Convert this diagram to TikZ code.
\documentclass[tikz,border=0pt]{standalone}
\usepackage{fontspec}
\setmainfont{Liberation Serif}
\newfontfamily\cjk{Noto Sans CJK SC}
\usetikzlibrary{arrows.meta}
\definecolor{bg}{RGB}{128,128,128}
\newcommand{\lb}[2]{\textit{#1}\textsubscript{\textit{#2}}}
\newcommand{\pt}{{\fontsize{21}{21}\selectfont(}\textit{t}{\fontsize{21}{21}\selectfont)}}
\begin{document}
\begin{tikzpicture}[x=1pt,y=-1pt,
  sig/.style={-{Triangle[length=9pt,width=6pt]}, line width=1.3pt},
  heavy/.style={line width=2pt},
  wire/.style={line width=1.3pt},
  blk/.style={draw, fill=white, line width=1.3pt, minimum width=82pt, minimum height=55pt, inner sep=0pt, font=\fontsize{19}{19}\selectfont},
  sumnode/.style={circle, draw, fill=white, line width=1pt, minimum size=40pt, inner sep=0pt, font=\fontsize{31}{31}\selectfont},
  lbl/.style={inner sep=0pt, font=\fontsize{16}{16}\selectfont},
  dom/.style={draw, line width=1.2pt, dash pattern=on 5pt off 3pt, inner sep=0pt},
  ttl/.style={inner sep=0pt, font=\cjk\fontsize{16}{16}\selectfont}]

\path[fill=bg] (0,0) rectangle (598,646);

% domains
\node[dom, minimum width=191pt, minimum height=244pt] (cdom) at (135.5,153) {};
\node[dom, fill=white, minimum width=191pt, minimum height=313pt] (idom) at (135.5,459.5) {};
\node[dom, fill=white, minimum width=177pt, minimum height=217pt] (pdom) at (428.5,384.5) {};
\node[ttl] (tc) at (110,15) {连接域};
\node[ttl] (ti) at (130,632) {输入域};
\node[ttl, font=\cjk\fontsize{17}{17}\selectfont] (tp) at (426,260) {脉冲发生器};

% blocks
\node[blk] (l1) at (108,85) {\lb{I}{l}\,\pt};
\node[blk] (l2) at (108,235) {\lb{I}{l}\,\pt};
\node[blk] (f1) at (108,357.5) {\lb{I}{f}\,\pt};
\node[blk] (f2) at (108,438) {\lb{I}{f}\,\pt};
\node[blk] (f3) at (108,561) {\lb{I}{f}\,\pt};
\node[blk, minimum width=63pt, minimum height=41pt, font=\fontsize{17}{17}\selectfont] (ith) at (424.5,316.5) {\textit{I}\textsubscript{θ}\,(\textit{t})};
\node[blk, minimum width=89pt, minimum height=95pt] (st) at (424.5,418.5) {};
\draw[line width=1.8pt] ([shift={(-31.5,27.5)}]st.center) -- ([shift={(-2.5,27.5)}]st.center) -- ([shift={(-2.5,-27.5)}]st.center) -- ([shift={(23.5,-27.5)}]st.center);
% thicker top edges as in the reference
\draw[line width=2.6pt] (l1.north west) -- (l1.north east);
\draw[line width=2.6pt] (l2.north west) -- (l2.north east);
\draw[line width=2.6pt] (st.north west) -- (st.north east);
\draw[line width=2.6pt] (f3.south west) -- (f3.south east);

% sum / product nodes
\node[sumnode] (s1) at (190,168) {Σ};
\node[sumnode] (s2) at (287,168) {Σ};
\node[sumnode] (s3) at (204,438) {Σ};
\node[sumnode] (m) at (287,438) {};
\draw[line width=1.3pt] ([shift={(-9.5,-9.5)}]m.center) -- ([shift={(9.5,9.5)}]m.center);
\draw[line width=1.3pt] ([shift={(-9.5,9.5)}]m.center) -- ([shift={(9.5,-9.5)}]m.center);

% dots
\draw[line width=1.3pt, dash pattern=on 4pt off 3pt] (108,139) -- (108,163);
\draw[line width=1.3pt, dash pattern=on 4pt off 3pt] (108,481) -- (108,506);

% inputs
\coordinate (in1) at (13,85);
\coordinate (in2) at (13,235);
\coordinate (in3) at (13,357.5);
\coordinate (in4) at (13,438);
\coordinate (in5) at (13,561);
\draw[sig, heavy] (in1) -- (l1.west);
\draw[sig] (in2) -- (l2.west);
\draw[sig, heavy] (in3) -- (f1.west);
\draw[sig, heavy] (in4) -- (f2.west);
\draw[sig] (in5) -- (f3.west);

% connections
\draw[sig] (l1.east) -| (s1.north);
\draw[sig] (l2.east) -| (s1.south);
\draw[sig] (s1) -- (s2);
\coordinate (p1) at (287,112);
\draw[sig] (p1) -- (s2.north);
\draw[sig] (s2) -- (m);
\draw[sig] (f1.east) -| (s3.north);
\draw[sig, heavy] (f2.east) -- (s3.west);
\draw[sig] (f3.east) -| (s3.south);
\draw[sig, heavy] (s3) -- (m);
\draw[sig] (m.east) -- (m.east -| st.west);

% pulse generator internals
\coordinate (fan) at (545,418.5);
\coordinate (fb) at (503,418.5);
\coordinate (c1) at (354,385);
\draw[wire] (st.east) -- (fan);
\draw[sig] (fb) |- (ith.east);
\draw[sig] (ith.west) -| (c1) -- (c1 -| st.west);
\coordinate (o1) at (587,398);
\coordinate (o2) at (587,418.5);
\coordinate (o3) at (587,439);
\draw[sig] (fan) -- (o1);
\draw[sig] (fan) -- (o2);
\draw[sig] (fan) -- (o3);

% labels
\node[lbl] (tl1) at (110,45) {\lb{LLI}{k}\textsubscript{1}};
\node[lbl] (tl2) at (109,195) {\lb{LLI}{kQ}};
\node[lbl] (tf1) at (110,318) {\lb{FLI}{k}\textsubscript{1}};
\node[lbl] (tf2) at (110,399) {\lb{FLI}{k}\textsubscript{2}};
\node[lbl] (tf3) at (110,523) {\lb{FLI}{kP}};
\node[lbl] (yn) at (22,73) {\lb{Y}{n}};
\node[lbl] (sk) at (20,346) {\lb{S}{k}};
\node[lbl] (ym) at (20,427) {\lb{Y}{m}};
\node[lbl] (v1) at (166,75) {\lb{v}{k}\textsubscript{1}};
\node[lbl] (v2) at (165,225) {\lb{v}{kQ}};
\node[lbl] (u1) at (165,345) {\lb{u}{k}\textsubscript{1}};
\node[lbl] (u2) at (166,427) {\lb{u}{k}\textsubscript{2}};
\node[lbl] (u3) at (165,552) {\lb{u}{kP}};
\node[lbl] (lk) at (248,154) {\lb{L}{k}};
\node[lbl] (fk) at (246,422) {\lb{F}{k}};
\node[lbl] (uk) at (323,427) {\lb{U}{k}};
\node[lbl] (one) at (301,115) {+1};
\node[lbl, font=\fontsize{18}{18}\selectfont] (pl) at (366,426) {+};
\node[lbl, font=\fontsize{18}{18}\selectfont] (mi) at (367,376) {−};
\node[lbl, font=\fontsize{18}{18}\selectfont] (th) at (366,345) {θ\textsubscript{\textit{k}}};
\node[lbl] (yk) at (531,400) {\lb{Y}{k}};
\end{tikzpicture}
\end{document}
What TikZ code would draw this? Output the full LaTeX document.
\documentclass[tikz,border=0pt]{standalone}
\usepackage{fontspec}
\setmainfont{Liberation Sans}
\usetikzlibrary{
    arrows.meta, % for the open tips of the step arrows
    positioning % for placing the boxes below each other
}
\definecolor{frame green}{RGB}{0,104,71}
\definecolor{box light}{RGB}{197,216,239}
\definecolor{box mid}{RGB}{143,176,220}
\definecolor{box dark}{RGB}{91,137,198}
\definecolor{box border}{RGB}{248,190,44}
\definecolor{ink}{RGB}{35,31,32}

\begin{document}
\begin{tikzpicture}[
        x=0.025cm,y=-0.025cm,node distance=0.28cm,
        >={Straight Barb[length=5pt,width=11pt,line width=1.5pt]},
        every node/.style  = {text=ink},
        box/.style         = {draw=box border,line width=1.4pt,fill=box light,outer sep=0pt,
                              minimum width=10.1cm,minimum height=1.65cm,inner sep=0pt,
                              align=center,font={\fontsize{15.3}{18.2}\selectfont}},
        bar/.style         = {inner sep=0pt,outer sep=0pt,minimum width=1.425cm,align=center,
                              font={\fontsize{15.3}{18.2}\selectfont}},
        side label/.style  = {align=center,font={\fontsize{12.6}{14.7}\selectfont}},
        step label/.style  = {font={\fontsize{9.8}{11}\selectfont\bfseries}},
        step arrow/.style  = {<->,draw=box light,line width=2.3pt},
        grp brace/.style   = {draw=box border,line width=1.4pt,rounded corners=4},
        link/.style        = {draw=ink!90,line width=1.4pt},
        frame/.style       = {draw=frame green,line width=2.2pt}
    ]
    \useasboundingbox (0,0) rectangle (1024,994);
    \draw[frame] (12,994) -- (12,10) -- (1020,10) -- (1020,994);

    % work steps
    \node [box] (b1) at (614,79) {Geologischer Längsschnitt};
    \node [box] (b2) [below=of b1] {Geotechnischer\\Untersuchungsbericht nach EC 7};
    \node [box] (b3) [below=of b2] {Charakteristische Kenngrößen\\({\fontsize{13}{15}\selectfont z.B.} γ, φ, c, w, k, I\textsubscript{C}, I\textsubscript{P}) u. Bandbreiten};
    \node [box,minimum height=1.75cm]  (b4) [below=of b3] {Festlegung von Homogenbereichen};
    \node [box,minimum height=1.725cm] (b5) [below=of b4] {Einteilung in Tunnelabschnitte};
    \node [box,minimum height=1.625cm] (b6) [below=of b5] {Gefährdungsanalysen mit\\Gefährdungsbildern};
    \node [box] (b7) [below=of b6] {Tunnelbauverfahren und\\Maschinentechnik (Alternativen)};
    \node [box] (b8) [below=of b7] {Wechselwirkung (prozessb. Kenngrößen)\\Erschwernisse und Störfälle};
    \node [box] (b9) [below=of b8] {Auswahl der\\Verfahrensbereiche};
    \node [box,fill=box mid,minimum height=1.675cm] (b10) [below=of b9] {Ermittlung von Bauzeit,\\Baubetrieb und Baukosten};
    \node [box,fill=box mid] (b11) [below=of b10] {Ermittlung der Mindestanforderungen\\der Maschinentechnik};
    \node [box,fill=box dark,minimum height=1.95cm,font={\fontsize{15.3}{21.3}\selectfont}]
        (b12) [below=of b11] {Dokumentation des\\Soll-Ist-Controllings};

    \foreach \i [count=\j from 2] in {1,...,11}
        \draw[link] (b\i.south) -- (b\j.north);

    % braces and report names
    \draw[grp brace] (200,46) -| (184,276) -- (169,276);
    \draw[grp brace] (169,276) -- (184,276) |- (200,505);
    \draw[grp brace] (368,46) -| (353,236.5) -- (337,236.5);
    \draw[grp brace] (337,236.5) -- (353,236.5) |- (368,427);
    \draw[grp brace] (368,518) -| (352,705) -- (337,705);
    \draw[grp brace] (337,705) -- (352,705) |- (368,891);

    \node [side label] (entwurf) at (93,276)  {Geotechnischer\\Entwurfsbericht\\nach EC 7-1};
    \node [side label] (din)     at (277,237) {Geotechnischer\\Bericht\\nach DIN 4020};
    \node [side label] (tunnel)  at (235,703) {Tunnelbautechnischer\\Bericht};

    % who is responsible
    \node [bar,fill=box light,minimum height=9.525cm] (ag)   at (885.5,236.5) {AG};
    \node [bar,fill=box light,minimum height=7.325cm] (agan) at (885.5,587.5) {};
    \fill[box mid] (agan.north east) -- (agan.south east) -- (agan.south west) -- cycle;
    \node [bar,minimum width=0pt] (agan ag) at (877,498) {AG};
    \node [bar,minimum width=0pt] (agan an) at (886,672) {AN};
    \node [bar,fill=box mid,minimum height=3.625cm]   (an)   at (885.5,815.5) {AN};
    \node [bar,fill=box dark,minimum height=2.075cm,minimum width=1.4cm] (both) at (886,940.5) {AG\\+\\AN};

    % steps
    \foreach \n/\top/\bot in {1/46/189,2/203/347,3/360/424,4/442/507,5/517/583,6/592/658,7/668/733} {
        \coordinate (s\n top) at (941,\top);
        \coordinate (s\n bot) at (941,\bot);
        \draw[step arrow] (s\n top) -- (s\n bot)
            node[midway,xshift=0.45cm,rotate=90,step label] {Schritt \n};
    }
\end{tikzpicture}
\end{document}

■ ■ ■ ■

### Written exercise
Return, please, the lines of the data from the first through the line containing "(tp) at (426,260)", both kept, exactly as they stand and nothing more.

### Answer for the task
Convert this diagram to TikZ code.
\documentclass[tikz,border=0pt]{standalone}
\usepackage{fontspec}
\setmainfont{Liberation Serif}
\newfontfamily\cjk{Noto Sans CJK SC}
\usetikzlibrary{arrows.meta}
\definecolor{bg}{RGB}{128,128,128}
\newcommand{\lb}[2]{\textit{#1}\textsubscript{\textit{#2}}}
\newcommand{\pt}{{\fontsize{21}{21}\selectfont(}\textit{t}{\fontsize{21}{21}\selectfont)}}
\begin{document}
\begin{tikzpicture}[x=1pt,y=-1pt,
  sig/.style={-{Triangle[length=9pt,width=6pt]}, line width=1.3pt},
  heavy/.style={line width=2pt},
  wire/.style={line width=1.3pt},
  blk/.style={draw, fill=white, line width=1.3pt, minimum width=82pt, minimum height=55pt, inner sep=0pt, font=\fontsize{19}{19}\selectfont},
  sumnode/.style={circle, draw, fill=white, line width=1pt, minimum size=40pt, inner sep=0pt, font=\fontsize{31}{31}\selectfont},
  lbl/.style={inner sep=0pt, font=\fontsize{16}{16}\selectfont},
  dom/.style={draw, line width=1.2pt, dash pattern=on 5pt off 3pt, inner sep=0pt},
  ttl/.style={inner sep=0pt, font=\cjk\fontsize{16}{16}\selectfont}]

\path[fill=bg] (0,0) rectangle (598,646);

% domains
\node[dom, minimum width=191pt, minimum height=244pt] (cdom) at (135.5,153) {};
\node[dom, fill=white, minimum width=191pt, minimum height=313pt] (idom) at (135.5,459.5) {};
\node[dom, fill=white, minimum width=177pt, minimum height=217pt] (pdom) at (428.5,384.5) {};
\node[ttl] (tc) at (110,15) {连接域};
\node[ttl] (ti) at (130,632) {输入域};
\node[ttl, font=\cjk\fontsize{17}{17}\selectfont] (tp) at (426,260) {脉冲发生器};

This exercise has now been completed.